> Record list
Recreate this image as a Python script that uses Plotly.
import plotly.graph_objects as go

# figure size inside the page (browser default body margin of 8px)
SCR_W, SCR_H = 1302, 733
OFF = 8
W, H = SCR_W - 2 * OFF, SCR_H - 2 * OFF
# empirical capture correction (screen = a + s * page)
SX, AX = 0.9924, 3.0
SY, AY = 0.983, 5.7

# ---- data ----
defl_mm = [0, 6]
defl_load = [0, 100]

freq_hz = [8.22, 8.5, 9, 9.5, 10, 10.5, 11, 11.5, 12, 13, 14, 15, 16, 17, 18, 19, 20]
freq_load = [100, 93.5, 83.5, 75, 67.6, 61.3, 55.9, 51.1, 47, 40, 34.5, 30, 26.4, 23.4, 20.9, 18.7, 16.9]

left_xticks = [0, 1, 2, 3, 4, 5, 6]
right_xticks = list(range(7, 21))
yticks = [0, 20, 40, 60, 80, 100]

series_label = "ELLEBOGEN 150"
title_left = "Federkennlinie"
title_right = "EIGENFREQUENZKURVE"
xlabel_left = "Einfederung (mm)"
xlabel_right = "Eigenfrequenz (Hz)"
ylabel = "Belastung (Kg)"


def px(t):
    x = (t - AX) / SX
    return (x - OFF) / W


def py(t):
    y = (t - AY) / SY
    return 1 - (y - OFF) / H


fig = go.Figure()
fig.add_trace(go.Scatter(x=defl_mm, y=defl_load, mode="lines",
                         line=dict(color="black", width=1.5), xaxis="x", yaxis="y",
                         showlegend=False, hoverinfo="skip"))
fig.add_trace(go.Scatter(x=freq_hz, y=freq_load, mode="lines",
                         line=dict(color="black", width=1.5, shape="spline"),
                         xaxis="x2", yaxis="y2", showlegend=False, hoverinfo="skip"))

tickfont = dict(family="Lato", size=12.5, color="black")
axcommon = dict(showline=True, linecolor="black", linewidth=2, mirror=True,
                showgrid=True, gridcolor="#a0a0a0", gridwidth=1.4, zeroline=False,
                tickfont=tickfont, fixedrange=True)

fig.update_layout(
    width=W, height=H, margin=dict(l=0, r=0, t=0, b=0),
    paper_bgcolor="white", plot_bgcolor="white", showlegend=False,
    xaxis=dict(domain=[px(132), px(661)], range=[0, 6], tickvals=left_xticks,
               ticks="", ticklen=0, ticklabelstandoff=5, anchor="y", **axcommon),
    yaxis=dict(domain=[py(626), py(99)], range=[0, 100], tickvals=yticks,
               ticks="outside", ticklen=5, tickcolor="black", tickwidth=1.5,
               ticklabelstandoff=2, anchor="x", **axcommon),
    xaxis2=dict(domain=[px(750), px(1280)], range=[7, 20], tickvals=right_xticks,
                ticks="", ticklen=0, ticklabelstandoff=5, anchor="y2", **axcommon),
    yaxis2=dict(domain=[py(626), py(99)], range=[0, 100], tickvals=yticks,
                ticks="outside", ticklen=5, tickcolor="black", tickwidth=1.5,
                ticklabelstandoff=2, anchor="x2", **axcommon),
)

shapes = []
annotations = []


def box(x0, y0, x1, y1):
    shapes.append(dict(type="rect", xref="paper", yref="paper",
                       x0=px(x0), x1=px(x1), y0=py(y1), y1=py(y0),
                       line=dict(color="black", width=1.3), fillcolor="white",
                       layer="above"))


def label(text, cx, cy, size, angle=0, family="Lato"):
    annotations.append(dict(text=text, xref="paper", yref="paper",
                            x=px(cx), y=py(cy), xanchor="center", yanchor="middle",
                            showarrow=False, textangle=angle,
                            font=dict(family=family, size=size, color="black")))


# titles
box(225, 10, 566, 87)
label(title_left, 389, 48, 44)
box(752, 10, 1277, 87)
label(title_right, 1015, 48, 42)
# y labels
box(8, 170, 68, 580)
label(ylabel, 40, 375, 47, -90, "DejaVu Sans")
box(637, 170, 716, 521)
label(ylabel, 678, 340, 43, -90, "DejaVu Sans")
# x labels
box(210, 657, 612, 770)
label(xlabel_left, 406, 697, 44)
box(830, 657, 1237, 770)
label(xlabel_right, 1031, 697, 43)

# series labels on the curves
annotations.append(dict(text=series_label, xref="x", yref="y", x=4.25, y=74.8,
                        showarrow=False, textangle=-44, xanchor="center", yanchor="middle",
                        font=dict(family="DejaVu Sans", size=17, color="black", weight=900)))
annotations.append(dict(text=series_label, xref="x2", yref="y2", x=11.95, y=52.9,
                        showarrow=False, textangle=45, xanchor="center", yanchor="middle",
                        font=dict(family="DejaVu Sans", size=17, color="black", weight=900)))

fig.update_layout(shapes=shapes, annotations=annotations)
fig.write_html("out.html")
* * *
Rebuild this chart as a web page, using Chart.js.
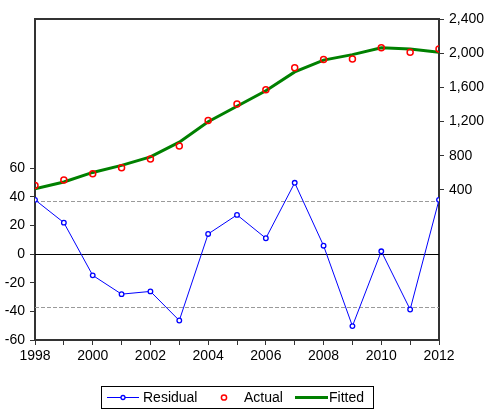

> Objective
From the records above, extract exactly and only the lines that begin at the line with "Recreate this image" and stop after the line with "tickfont=tickfont, fixedrange=True)".

> Reply
Recreate this image as a Python script that uses Plotly.
import plotly.graph_objects as go

# figure size inside the page (browser default body margin of 8px)
SCR_W, SCR_H = 1302, 733
OFF = 8
W, H = SCR_W - 2 * OFF, SCR_H - 2 * OFF
# empirical capture correction (screen = a + s * page)
SX, AX = 0.9924, 3.0
SY, AY = 0.983, 5.7

# ---- data ----
defl_mm = [0, 6]
defl_load = [0, 100]

freq_hz = [8.22, 8.5, 9, 9.5, 10, 10.5, 11, 11.5, 12, 13, 14, 15, 16, 17, 18, 19, 20]
freq_load = [100, 93.5, 83.5, 75, 67.6, 61.3, 55.9, 51.1, 47, 40, 34.5, 30, 26.4, 23.4, 20.9, 18.7, 16.9]

left_xticks = [0, 1, 2, 3, 4, 5, 6]
right_xticks = list(range(7, 21))
yticks = [0, 20, 40, 60, 80, 100]

series_label = "ELLEBOGEN 150"
title_left = "Federkennlinie"
title_right = "EIGENFREQUENZKURVE"
xlabel_left = "Einfederung (mm)"
xlabel_right = "Eigenfrequenz (Hz)"
ylabel = "Belastung (Kg)"


def px(t):
    x = (t - AX) / SX
    return (x - OFF) / W


def py(t):
    y = (t - AY) / SY
    return 1 - (y - OFF) / H


fig = go.Figure()
fig.add_trace(go.Scatter(x=defl_mm, y=defl_load, mode="lines",
                         line=dict(color="black", width=1.5), xaxis="x", yaxis="y",
                         showlegend=False, hoverinfo="skip"))
fig.add_trace(go.Scatter(x=freq_hz, y=freq_load, mode="lines",
                         line=dict(color="black", width=1.5, shape="spline"),
                         xaxis="x2", yaxis="y2", showlegend=False, hoverinfo="skip"))

tickfont = dict(family="Lato", size=12.5, color="black")
axcommon = dict(showline=True, linecolor="black", linewidth=2, mirror=True,
                showgrid=True, gridcolor="#a0a0a0", gridwidth=1.4, zeroline=False,
                tickfont=tickfont, fixedrange=True)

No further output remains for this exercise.